_Dataset excerpts_

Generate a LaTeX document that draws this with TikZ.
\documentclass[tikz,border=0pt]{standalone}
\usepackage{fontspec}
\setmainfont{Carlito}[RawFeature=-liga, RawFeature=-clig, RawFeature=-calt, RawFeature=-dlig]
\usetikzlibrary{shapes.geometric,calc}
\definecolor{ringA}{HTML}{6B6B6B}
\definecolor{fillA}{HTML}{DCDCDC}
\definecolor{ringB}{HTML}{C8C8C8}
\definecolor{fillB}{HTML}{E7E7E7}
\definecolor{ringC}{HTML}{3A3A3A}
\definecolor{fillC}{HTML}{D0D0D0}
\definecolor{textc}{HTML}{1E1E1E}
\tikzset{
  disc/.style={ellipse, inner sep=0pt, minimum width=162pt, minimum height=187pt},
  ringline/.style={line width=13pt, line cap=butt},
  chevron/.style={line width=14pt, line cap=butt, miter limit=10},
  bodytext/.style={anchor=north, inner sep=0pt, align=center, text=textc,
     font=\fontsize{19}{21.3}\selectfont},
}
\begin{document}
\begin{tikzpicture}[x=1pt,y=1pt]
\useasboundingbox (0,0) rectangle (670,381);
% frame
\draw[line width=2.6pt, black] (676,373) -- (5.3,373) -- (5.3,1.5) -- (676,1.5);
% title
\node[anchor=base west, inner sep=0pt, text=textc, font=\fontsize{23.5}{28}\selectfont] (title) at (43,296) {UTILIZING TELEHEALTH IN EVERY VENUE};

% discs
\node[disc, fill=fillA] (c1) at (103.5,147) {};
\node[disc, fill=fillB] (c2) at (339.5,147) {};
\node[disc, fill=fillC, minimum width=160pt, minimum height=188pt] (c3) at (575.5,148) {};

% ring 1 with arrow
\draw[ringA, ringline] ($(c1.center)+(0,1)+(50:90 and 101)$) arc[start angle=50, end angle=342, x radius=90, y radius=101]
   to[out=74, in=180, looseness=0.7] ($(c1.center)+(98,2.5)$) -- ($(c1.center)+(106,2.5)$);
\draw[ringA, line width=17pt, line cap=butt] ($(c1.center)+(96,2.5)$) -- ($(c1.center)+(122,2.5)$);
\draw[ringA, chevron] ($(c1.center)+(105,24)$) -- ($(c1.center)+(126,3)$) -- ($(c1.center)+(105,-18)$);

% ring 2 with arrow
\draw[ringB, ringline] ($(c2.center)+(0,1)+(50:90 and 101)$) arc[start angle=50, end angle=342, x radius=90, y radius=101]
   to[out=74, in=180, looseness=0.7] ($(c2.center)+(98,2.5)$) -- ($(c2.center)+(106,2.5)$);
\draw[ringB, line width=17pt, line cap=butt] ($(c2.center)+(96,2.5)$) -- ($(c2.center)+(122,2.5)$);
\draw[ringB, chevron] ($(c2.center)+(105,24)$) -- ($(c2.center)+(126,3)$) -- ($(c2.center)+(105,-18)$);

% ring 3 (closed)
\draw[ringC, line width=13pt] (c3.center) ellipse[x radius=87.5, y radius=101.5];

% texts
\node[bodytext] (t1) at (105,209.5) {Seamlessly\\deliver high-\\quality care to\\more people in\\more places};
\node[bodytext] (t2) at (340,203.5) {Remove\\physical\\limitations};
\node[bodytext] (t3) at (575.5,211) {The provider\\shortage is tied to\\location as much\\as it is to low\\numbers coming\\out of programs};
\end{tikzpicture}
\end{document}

* * *

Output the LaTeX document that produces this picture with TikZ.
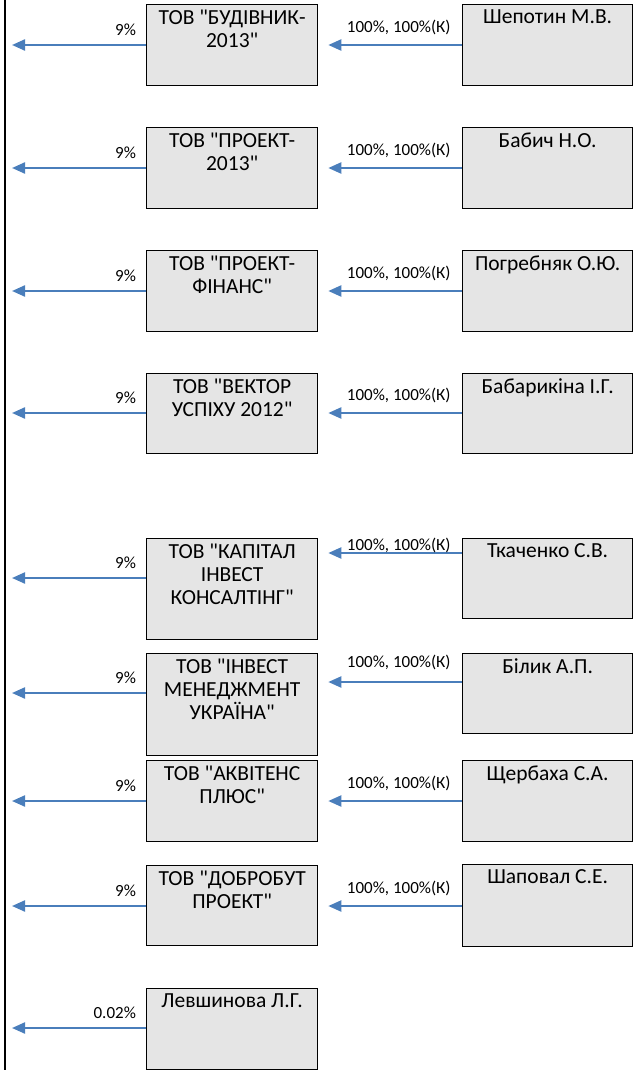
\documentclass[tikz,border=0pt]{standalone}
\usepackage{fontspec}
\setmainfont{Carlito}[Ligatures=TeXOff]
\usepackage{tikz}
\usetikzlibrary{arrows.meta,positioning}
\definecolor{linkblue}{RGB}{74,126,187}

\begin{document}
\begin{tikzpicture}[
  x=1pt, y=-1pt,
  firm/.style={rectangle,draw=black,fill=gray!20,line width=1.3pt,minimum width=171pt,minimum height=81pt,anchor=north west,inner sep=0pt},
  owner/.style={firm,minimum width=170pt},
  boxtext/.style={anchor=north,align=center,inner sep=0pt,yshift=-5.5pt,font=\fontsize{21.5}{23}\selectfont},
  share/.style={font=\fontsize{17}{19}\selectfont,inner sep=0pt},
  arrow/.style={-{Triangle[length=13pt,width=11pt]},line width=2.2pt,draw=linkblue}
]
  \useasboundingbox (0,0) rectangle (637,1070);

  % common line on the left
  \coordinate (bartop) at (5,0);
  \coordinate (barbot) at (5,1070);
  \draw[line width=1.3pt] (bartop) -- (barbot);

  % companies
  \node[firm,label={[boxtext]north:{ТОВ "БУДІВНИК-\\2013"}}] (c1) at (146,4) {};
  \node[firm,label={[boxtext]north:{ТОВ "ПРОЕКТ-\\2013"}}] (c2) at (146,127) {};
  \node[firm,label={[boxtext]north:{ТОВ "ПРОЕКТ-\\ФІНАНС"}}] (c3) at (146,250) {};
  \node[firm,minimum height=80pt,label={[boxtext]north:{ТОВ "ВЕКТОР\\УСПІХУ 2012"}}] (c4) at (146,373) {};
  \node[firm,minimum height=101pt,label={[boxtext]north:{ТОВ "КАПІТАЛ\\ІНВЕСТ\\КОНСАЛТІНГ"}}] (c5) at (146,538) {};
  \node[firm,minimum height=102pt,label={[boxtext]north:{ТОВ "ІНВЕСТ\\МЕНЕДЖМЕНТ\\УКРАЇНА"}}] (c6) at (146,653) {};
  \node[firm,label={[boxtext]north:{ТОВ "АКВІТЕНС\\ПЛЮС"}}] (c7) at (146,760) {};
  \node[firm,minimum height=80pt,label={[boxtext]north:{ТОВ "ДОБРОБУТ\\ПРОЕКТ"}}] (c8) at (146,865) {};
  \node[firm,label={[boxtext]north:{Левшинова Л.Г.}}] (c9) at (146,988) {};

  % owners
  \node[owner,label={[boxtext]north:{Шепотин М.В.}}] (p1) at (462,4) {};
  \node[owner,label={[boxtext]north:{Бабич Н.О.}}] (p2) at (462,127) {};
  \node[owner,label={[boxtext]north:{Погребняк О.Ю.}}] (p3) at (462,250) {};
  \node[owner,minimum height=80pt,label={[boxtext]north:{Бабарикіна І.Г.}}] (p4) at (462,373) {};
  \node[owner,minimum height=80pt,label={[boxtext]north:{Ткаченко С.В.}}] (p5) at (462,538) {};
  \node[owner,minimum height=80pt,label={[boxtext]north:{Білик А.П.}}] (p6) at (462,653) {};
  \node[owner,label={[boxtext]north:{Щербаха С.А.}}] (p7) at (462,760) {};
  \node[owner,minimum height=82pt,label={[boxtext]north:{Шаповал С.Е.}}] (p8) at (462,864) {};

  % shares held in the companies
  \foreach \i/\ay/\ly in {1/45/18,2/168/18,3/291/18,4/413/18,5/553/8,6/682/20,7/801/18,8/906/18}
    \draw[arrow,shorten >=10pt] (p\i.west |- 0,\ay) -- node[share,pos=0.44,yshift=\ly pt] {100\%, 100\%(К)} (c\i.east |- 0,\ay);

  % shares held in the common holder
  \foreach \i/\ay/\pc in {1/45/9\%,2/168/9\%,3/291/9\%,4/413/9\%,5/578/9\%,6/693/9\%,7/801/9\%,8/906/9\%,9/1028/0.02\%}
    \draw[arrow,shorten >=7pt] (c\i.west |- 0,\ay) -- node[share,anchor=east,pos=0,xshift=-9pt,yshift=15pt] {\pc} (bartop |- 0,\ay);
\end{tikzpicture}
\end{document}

_Short task_
Above are the records. Print exactly, and only, the lines from the line with "Generate a LaTeX" to the line with "minimum width=160pt, minimum", both inclusive.

_Written answer_
Generate a LaTeX document that draws this with TikZ.
\documentclass[tikz,border=0pt]{standalone}
\usepackage{fontspec}
\setmainfont{Carlito}[RawFeature=-liga, RawFeature=-clig, RawFeature=-calt, RawFeature=-dlig]
\usetikzlibrary{shapes.geometric,calc}
\definecolor{ringA}{HTML}{6B6B6B}
\definecolor{fillA}{HTML}{DCDCDC}
\definecolor{ringB}{HTML}{C8C8C8}
\definecolor{fillB}{HTML}{E7E7E7}
\definecolor{ringC}{HTML}{3A3A3A}
\definecolor{fillC}{HTML}{D0D0D0}
\definecolor{textc}{HTML}{1E1E1E}
\tikzset{
  disc/.style={ellipse, inner sep=0pt, minimum width=162pt, minimum height=187pt},
  ringline/.style={line width=13pt, line cap=butt},
  chevron/.style={line width=14pt, line cap=butt, miter limit=10},
  bodytext/.style={anchor=north, inner sep=0pt, align=center, text=textc,
     font=\fontsize{19}{21.3}\selectfont},
}
\begin{document}
\begin{tikzpicture}[x=1pt,y=1pt]
\useasboundingbox (0,0) rectangle (670,381);
% frame
\draw[line width=2.6pt, black] (676,373) -- (5.3,373) -- (5.3,1.5) -- (676,1.5);
% title
\node[anchor=base west, inner sep=0pt, text=textc, font=\fontsize{23.5}{28}\selectfont] (title) at (43,296) {UTILIZING TELEHEALTH IN EVERY VENUE};

% discs
\node[disc, fill=fillA] (c1) at (103.5,147) {};
\node[disc, fill=fillB] (c2) at (339.5,147) {};
\node[disc, fill=fillC, minimum width=160pt, minimum height=188pt] (c3) at (575.5,148) {};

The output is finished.